«April ògni gotta on baril». Ogni goccia di pioggia di aprile, il mese che «el fa i fior e magg el gh'ha l'onor», cioè il «mese che fa i fiori e maggio se ne onora», è un barile, infatti «april piovos ann ubertos» visto che «april ghe n'ha trenta ma se piovess trentun el farea dagn a nessun». Non è una filastrocca sui trenta aprilanti ma il suono di una pioggia come la lingua con cui le mamme ci cantano le prime delizie della nanna in culla.

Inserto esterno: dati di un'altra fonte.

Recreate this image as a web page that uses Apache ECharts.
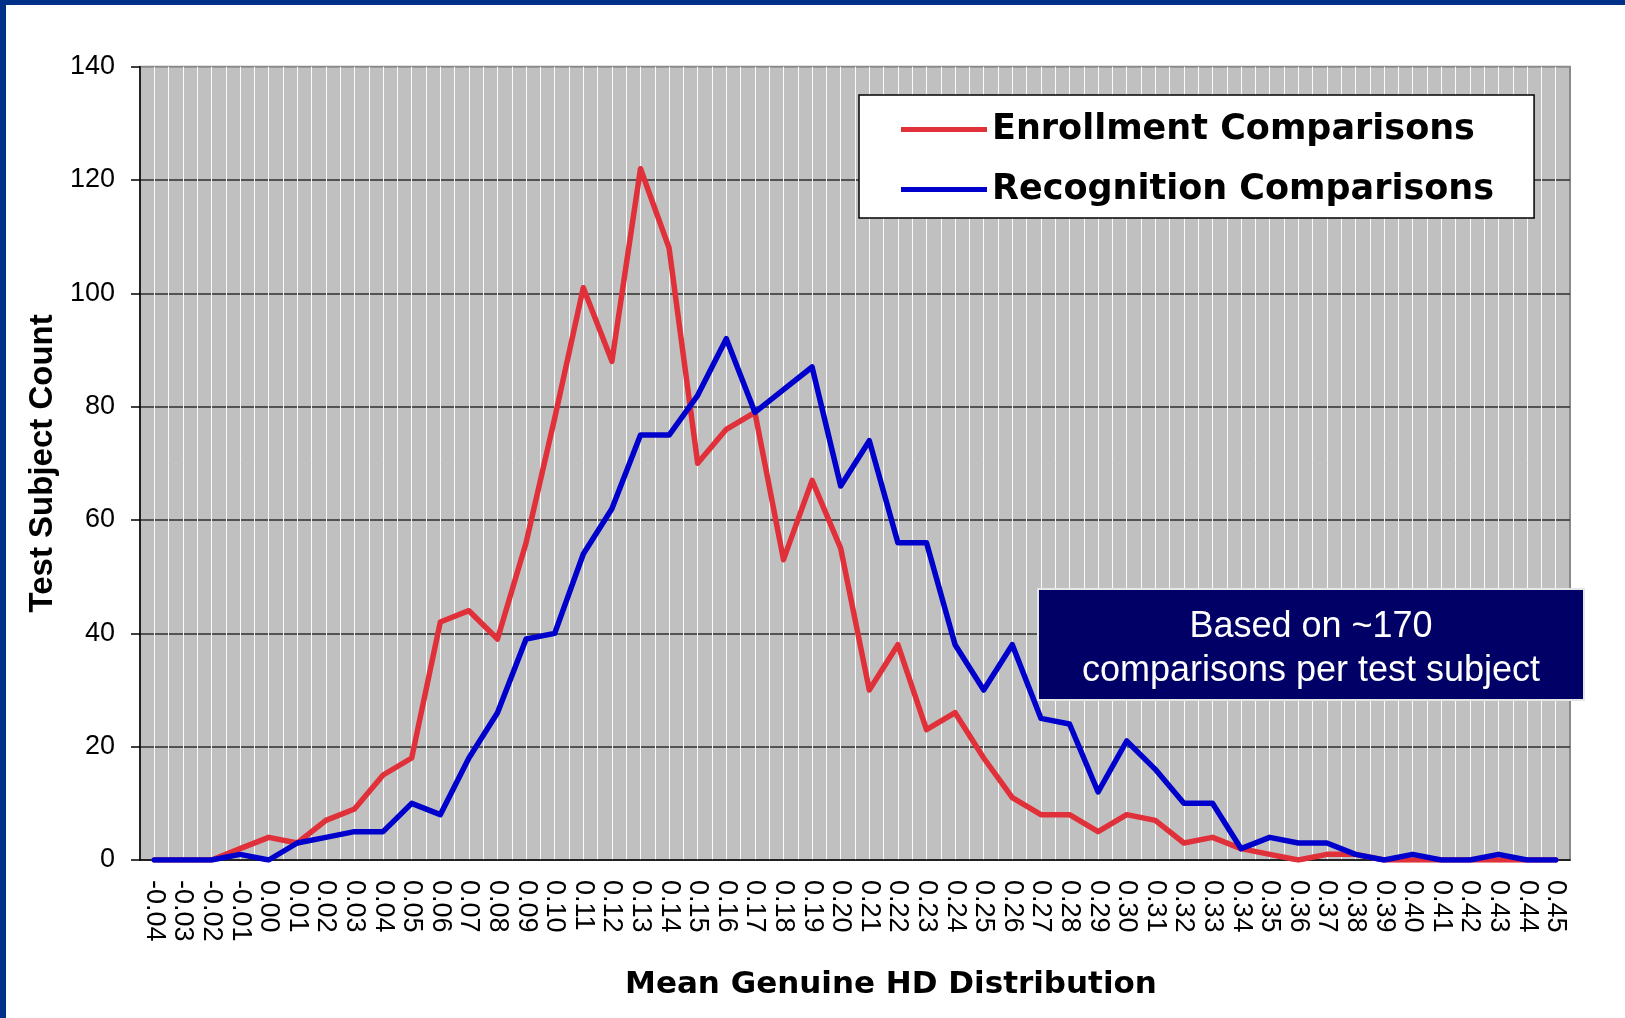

Il dialetto, che il dottor Giorgio Caprotti dispensa a piene mani in «Viaggio nel dialetto milanese», Premiata Libreria Milanese.

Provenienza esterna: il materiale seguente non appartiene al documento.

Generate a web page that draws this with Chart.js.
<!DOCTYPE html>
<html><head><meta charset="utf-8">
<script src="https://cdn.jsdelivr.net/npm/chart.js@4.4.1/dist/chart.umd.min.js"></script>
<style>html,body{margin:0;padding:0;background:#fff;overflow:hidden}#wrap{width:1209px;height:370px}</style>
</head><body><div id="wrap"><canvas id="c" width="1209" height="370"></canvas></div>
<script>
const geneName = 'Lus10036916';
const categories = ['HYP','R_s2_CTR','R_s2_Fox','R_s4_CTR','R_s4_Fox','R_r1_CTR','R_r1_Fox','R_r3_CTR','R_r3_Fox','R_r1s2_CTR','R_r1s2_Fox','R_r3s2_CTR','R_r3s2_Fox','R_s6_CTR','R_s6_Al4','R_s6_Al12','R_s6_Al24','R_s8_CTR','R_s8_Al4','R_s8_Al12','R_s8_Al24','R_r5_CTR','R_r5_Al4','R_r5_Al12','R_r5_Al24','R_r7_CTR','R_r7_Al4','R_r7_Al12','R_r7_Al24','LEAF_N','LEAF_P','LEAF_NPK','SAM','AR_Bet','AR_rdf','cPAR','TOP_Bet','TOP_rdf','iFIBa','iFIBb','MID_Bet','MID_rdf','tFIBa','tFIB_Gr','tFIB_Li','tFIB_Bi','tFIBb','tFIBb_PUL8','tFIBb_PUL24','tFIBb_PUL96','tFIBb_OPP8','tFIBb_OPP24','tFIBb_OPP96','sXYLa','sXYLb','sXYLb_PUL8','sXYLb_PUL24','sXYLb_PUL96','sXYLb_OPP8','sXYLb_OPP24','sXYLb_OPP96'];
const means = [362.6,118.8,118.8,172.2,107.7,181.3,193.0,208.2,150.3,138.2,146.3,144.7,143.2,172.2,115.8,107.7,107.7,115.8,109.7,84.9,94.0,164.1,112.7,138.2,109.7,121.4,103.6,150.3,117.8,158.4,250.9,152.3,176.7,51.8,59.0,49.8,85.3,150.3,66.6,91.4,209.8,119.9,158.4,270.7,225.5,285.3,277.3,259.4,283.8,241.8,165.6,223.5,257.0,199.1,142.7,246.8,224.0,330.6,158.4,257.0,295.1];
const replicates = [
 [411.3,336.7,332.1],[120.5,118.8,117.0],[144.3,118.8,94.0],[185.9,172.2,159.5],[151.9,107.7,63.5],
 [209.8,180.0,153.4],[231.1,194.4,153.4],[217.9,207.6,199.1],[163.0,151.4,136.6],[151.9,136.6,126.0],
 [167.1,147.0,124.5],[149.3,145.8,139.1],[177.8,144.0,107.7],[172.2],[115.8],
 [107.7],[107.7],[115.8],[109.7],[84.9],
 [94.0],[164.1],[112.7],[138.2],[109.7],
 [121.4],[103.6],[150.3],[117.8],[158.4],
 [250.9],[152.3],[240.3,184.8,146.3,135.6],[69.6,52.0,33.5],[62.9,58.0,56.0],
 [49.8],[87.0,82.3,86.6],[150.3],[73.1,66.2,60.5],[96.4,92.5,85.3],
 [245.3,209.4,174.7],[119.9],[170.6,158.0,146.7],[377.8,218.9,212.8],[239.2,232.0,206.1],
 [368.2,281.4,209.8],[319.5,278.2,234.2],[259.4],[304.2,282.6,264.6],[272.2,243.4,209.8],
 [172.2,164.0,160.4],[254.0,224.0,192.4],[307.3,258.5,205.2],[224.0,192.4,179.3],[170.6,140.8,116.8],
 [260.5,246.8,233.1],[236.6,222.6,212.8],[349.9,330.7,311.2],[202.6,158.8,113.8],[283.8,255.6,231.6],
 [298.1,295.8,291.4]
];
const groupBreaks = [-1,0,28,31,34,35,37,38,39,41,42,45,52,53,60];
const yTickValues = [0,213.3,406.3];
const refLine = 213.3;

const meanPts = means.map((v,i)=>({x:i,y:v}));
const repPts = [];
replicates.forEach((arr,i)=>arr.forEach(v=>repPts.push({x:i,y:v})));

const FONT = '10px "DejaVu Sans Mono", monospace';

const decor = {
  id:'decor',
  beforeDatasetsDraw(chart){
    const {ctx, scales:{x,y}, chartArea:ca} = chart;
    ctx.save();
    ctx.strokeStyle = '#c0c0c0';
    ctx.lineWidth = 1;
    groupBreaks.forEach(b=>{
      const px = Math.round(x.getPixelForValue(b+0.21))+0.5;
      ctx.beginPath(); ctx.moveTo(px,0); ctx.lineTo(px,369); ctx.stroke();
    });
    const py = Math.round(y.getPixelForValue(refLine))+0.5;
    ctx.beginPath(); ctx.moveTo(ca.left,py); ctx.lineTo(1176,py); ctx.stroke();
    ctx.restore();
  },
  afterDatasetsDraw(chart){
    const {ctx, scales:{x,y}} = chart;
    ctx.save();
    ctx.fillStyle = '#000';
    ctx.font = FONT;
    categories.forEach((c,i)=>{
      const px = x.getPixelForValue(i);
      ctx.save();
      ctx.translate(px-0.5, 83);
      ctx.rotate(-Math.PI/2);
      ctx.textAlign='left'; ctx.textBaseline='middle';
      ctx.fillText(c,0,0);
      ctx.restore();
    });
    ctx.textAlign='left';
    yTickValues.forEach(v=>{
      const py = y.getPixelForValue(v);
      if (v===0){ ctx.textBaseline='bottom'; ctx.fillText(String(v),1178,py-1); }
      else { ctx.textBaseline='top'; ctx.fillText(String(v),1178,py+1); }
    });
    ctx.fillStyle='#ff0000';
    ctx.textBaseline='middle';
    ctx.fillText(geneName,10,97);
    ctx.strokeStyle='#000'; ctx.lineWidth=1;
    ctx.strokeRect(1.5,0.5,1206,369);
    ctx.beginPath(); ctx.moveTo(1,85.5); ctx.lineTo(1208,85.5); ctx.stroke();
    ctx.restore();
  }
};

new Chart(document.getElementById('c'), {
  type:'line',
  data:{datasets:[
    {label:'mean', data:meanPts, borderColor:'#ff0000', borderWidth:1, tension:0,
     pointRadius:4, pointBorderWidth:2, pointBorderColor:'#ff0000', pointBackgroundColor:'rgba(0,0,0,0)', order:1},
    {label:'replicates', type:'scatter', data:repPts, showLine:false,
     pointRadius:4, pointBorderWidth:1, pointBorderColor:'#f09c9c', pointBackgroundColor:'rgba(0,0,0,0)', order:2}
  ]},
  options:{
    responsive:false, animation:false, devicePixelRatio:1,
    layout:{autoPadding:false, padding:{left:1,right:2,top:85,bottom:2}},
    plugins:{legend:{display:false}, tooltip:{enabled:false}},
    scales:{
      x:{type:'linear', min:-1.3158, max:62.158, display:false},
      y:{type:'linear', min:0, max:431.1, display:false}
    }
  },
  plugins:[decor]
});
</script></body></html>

Diviso nella prima parte nei mesi dell'anno, è come un calendario dove al posto dei numeri ci sono le parole con cui gli avi coglievano l'importanza di giorni mai uguali, perché la natura è come Paganini «non ripete». La scrittura del dialetto che non spreca sms, twitter, messaggini in Facebook, ma sentenzia in massime per esporre solo la nuda, cruda verità. Se qualcuno si lamentasse: «Ma come piove!» in questo particolare 2013, si andasse a vedere cosa dicevano i vecchi milanesi a proposito di aprile che non a caso comincia con un pesce, il pesce d'aprile. E scusate: dove nuotano i pesci se non nell'acqua? Aprile ha sempre riversato tante gocce come «alla fiera campionaria di Milano, che si svolgeva dal 14 al 27, con una rassegna delle novità in ogni settore in lancio commerciale mondiale. Quant'acqua in quei giorni!» annota Caprotti forse anche un po'felice, sornione com'è, della diffusione dei raffreddori, vista la sua professione di medico!

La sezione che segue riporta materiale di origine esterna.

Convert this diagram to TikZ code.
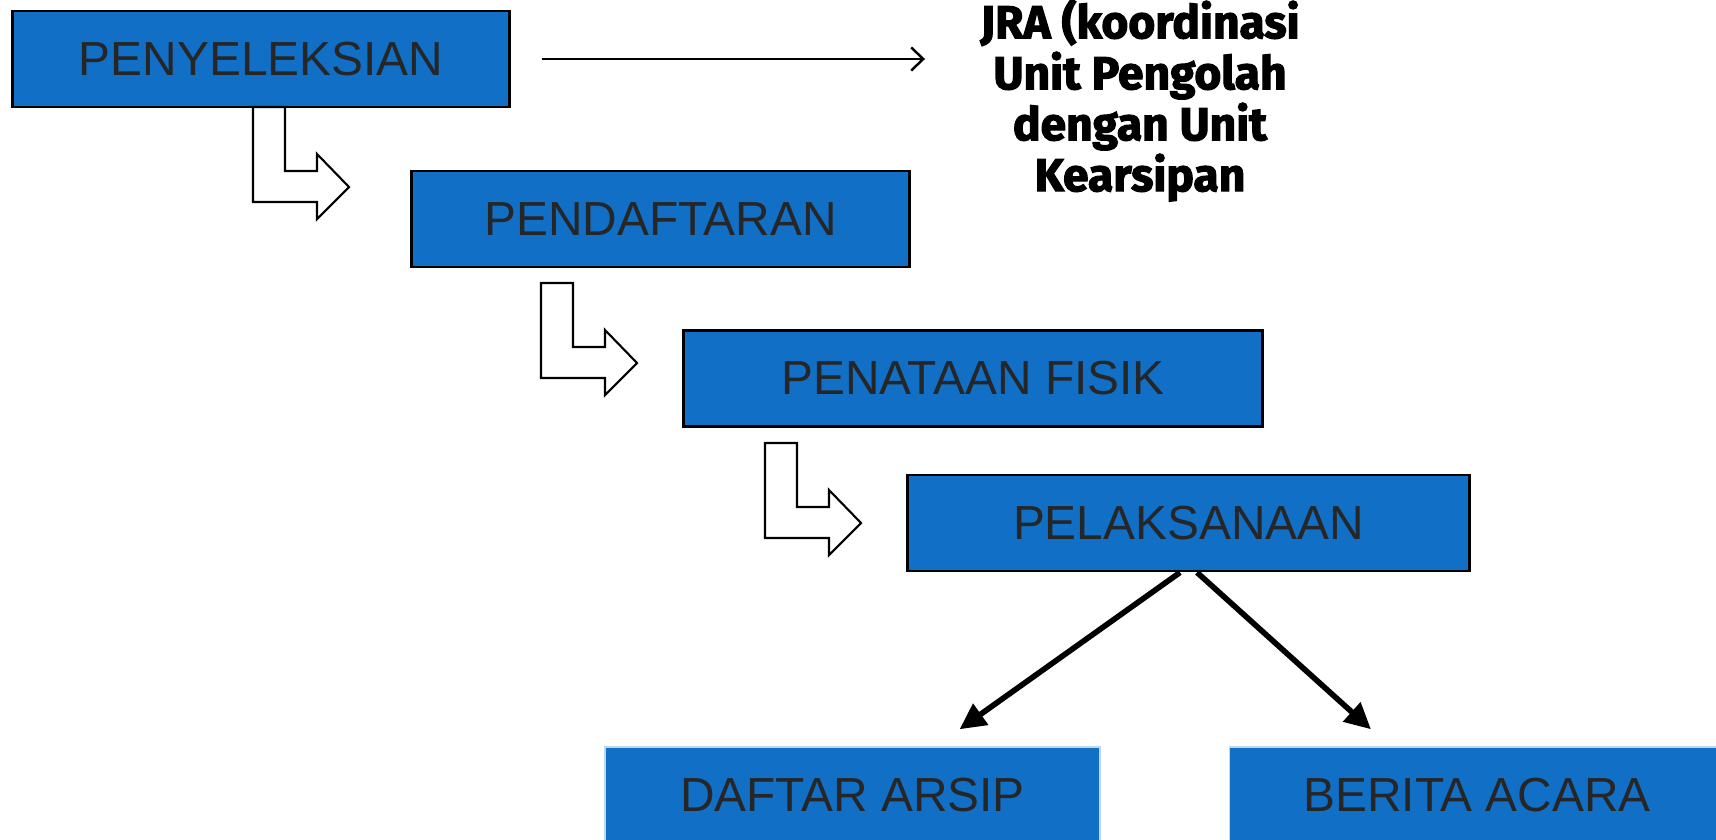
\documentclass[tikz,border=0pt]{standalone}
\usepackage{fontspec}
\setmainfont{Liberation Sans}
\newfontfamily\jrafont[BoldFeatures={FakeBold=2.5}]{Fira Sans}
\usetikzlibrary{arrows.meta,calc,positioning}
\definecolor{boxblue}{RGB}{17,111,198}
\definecolor{boxtext}{RGB}{38,38,38}
\definecolor{boxedge}{RGB}{190,215,238}
\tikzset{
  step-box/.style={draw=black,fill=boxblue,rectangle,line width=0.8pt,minimum height=0.96cm,inner sep=0pt,text=boxtext,font=\fontsize{13.6}{16}\selectfont},
  out-box/.style={step-box,draw=boxedge,line width=0.4pt},
  note/.style={align=center,font=\jrafont\bfseries\fontsize{13.1}{14.5}\selectfont},
  impl-thin/.style={-{Straight Barb[length=1.2mm,width=2.3mm]},line width=0.7pt},
  impl-thick/.style={-{Triangle[length=2.6mm,width=2.5mm]},line width=1.6pt},
  bent/.style={draw=black,fill=white,line width=0.6pt,line join=miter},
  bentarrow/.pic={
    \draw[bent] (0,0) -- (32,0) -- (32,64) -- (64,64) -- (64,47) -- (96,80)
      -- (64,112) -- (64,95) -- (0,95) -- cycle;
  },
}
\begin{document}
\begin{tikzpicture}[x=0.01cm,y=-0.01cm]

  \clip (0,0) rectangle (1716,839);

  % langkah utama
  \node[step-box,minimum width=4.96cm] (penyeleksian) at (261,59)    {PENYELEKSIAN};
  \node[step-box,minimum width=4.97cm] (pendaftaran)  at (660.5,219) {PENDAFTARAN};
  \node[step-box,minimum width=5.78cm] (penataan)     at (973,378.5) {PENATAAN FISIK};
  \node[step-box,minimum width=5.61cm] (pelaksanaan)  at (1188.5,523) {PELAKSANAAN};

  % hasil
  \node[out-box,minimum width=4.95cm] (daftar) at (852.5,795) {DAFTAR ARSIP};
  \node[out-box,minimum width=4.95cm] (berita) at (1477,795)  {BERITA ACARA};

  % catatan JRA
  \node[note] (jra) at (1140,100) {JRA (koordinasi\\Unit Pengolah\\dengan Unit\\Kearsipan};
  \draw[impl-thin,shorten <=3.1mm,shorten >=4.3mm] (penyeleksian.east) -- (penyeleksian.east -| jra.west);

  % panah bengkok antar langkah
  \pic at (253,107) {bentarrow};
  \pic at (541,283) {bentarrow};
  \pic at (765,443) {bentarrow};

  % cabang pelaksanaan
  \draw[impl-thick] ([xshift=-0.085cm]pelaksanaan.south) -- ([xshift=1.07cm,yshift=0.17cm]daftar.north);
  \draw[impl-thick] ([xshift=0.085cm]pelaksanaan.south) -- ([xshift=-1.06cm,yshift=0.17cm]berita.north);

\end{tikzpicture}
\end{document}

E' bello divertirsi col dialetto, è come scuotere un tintinnabulum, perché è la lingua in cui il senso sta più nella musica che nel seme della parola, nella disposizione della voce a non essere solo lo strumento serioso che si passa informazioni, ma un campanellino in cui l'ugola gode delle sue qualità ballerine.